> **INFORMATION PROVIDED**
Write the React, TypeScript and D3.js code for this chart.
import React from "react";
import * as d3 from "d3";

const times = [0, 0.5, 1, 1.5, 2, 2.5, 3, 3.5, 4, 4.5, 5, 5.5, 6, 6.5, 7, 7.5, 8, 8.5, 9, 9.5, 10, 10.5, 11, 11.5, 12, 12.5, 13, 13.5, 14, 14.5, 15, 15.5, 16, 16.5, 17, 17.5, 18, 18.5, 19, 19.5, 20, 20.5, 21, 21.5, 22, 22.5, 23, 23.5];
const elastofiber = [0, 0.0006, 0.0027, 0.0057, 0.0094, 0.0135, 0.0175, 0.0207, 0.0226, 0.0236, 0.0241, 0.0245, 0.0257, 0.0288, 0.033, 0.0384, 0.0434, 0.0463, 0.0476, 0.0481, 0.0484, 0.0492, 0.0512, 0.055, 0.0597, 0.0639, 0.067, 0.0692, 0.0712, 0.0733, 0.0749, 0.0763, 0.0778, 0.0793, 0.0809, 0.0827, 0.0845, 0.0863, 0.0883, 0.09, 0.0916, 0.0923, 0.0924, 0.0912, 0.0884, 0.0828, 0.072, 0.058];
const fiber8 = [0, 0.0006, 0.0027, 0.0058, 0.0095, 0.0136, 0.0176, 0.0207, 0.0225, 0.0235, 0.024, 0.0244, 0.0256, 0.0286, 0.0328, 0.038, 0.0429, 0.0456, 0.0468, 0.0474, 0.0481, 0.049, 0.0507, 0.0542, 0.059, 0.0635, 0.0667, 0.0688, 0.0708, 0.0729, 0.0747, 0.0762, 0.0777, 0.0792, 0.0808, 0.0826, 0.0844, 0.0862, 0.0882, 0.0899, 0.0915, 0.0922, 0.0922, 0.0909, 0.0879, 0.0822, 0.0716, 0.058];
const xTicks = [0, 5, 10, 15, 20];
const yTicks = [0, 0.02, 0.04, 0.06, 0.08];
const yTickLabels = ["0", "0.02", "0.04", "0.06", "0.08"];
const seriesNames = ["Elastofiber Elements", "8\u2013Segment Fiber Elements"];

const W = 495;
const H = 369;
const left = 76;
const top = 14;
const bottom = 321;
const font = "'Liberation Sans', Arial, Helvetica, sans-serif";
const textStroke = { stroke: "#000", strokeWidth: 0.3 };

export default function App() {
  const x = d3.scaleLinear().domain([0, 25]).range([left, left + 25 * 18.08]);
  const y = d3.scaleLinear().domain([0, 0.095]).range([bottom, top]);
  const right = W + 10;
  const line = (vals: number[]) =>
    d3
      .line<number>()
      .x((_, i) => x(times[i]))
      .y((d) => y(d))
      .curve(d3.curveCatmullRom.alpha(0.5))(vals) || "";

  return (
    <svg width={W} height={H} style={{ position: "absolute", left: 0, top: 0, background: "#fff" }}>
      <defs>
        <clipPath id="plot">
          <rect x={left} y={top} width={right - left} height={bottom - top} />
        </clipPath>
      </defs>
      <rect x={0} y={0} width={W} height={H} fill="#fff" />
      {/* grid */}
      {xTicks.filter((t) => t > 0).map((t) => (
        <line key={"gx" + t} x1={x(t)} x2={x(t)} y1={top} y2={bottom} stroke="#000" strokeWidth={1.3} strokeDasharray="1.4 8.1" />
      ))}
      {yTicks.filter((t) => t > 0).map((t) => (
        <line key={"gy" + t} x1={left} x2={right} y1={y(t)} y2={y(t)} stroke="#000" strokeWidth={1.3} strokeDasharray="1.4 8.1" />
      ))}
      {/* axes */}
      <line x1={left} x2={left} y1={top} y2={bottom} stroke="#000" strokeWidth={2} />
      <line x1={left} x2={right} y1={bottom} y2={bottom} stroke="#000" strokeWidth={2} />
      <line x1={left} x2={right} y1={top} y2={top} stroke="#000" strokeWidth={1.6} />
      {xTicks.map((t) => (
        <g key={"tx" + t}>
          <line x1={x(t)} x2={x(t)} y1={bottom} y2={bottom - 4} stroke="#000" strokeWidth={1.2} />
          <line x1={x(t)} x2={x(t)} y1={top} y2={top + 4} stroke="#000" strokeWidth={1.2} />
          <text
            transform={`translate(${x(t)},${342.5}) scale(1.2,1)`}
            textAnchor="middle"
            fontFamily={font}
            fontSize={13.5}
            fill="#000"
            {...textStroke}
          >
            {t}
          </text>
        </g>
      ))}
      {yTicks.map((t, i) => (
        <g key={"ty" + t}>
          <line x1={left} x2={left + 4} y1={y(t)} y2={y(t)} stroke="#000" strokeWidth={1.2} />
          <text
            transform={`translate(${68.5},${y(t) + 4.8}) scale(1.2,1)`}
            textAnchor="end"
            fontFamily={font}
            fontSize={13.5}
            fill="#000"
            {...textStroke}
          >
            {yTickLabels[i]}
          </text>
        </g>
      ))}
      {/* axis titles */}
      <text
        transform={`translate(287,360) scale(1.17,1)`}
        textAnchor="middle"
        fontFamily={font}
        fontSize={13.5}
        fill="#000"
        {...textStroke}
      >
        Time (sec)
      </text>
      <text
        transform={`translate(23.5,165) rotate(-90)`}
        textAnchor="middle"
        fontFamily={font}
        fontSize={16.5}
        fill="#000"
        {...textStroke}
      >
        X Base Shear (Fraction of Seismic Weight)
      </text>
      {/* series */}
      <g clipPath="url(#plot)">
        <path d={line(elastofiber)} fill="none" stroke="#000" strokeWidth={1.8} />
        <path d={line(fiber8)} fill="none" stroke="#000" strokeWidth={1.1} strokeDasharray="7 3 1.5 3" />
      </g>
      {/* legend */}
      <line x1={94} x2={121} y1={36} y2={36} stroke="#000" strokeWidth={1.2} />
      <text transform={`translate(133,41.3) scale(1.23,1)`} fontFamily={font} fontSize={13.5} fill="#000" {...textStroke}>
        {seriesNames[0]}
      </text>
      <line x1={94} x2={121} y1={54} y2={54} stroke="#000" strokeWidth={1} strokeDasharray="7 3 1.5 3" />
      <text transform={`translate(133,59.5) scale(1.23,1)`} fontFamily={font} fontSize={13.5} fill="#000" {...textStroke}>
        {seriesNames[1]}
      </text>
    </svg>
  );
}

> **TASK PROMPT**
Quote the data above in full, changing nothing.

> **FULL ANSWER**
Write the React, TypeScript and D3.js code for this chart.
import React from "react";
import * as d3 from "d3";

const times = [0, 0.5, 1, 1.5, 2, 2.5, 3, 3.5, 4, 4.5, 5, 5.5, 6, 6.5, 7, 7.5, 8, 8.5, 9, 9.5, 10, 10.5, 11, 11.5, 12, 12.5, 13, 13.5, 14, 14.5, 15, 15.5, 16, 16.5, 17, 17.5, 18, 18.5, 19, 19.5, 20, 20.5, 21, 21.5, 22, 22.5, 23, 23.5];
const elastofiber = [0, 0.0006, 0.0027, 0.0057, 0.0094, 0.0135, 0.0175, 0.0207, 0.0226, 0.0236, 0.0241, 0.0245, 0.0257, 0.0288, 0.033, 0.0384, 0.0434, 0.0463, 0.0476, 0.0481, 0.0484, 0.0492, 0.0512, 0.055, 0.0597, 0.0639, 0.067, 0.0692, 0.0712, 0.0733, 0.0749, 0.0763, 0.0778, 0.0793, 0.0809, 0.0827, 0.0845, 0.0863, 0.0883, 0.09, 0.0916, 0.0923, 0.0924, 0.0912, 0.0884, 0.0828, 0.072, 0.058];
const fiber8 = [0, 0.0006, 0.0027, 0.0058, 0.0095, 0.0136, 0.0176, 0.0207, 0.0225, 0.0235, 0.024, 0.0244, 0.0256, 0.0286, 0.0328, 0.038, 0.0429, 0.0456, 0.0468, 0.0474, 0.0481, 0.049, 0.0507, 0.0542, 0.059, 0.0635, 0.0667, 0.0688, 0.0708, 0.0729, 0.0747, 0.0762, 0.0777, 0.0792, 0.0808, 0.0826, 0.0844, 0.0862, 0.0882, 0.0899, 0.0915, 0.0922, 0.0922, 0.0909, 0.0879, 0.0822, 0.0716, 0.058];
const xTicks = [0, 5, 10, 15, 20];
const yTicks = [0, 0.02, 0.04, 0.06, 0.08];
const yTickLabels = ["0", "0.02", "0.04", "0.06", "0.08"];
const seriesNames = ["Elastofiber Elements", "8\u2013Segment Fiber Elements"];

const W = 495;
const H = 369;
const left = 76;
const top = 14;
const bottom = 321;
const font = "'Liberation Sans', Arial, Helvetica, sans-serif";
const textStroke = { stroke: "#000", strokeWidth: 0.3 };

export default function App() {
  const x = d3.scaleLinear().domain([0, 25]).range([left, left + 25 * 18.08]);
  const y = d3.scaleLinear().domain([0, 0.095]).range([bottom, top]);
  const right = W + 10;
  const line = (vals: number[]) =>
    d3
      .line<number>()
      .x((_, i) => x(times[i]))
      .y((d) => y(d))
      .curve(d3.curveCatmullRom.alpha(0.5))(vals) || "";

  return (
    <svg width={W} height={H} style={{ position: "absolute", left: 0, top: 0, background: "#fff" }}>
      <defs>
        <clipPath id="plot">
          <rect x={left} y={top} width={right - left} height={bottom - top} />
        </clipPath>
      </defs>
      <rect x={0} y={0} width={W} height={H} fill="#fff" />
      {/* grid */}
      {xTicks.filter((t) => t > 0).map((t) => (
        <line key={"gx" + t} x1={x(t)} x2={x(t)} y1={top} y2={bottom} stroke="#000" strokeWidth={1.3} strokeDasharray="1.4 8.1" />
      ))}
      {yTicks.filter((t) => t > 0).map((t) => (
        <line key={"gy" + t} x1={left} x2={right} y1={y(t)} y2={y(t)} stroke="#000" strokeWidth={1.3} strokeDasharray="1.4 8.1" />
      ))}
      {/* axes */}
      <line x1={left} x2={left} y1={top} y2={bottom} stroke="#000" strokeWidth={2} />
      <line x1={left} x2={right} y1={bottom} y2={bottom} stroke="#000" strokeWidth={2} />
      <line x1={left} x2={right} y1={top} y2={top} stroke="#000" strokeWidth={1.6} />
      {xTicks.map((t) => (
        <g key={"tx" + t}>
          <line x1={x(t)} x2={x(t)} y1={bottom} y2={bottom - 4} stroke="#000" strokeWidth={1.2} />
          <line x1={x(t)} x2={x(t)} y1={top} y2={top + 4} stroke="#000" strokeWidth={1.2} />
          <text
            transform={`translate(${x(t)},${342.5}) scale(1.2,1)`}
            textAnchor="middle"
            fontFamily={font}
            fontSize={13.5}
            fill="#000"
            {...textStroke}
          >
            {t}
          </text>
        </g>
      ))}
      {yTicks.map((t, i) => (
        <g key={"ty" + t}>
          <line x1={left} x2={left + 4} y1={y(t)} y2={y(t)} stroke="#000" strokeWidth={1.2} />
          <text
            transform={`translate(${68.5},${y(t) + 4.8}) scale(1.2,1)`}
            textAnchor="end"
            fontFamily={font}
            fontSize={13.5}
            fill="#000"
            {...textStroke}
          >
            {yTickLabels[i]}
          </text>
        </g>
      ))}
      {/* axis titles */}
      <text
        transform={`translate(287,360) scale(1.17,1)`}
        textAnchor="middle"
        fontFamily={font}
        fontSize={13.5}
        fill="#000"
        {...textStroke}
      >
        Time (sec)
      </text>
      <text
        transform={`translate(23.5,165) rotate(-90)`}
        textAnchor="middle"
        fontFamily={font}
        fontSize={16.5}
        fill="#000"
        {...textStroke}
      >
        X Base Shear (Fraction of Seismic Weight)
      </text>
      {/* series */}
      <g clipPath="url(#plot)">
        <path d={line(elastofiber)} fill="none" stroke="#000" strokeWidth={1.8} />
        <path d={line(fiber8)} fill="none" stroke="#000" strokeWidth={1.1} strokeDasharray="7 3 1.5 3" />
      </g>
      {/* legend */}
      <line x1={94} x2={121} y1={36} y2={36} stroke="#000" strokeWidth={1.2} />
      <text transform={`translate(133,41.3) scale(1.23,1)`} fontFamily={font} fontSize={13.5} fill="#000" {...textStroke}>
        {seriesNames[0]}
      </text>
      <line x1={94} x2={121} y1={54} y2={54} stroke="#000" strokeWidth={1} strokeDasharray="7 3 1.5 3" />
      <text transform={`translate(133,59.5) scale(1.23,1)`} fontFamily={font} fontSize={13.5} fill="#000" {...textStroke}>
        {seriesNames[1]}
      </text>
    </svg>
  );
}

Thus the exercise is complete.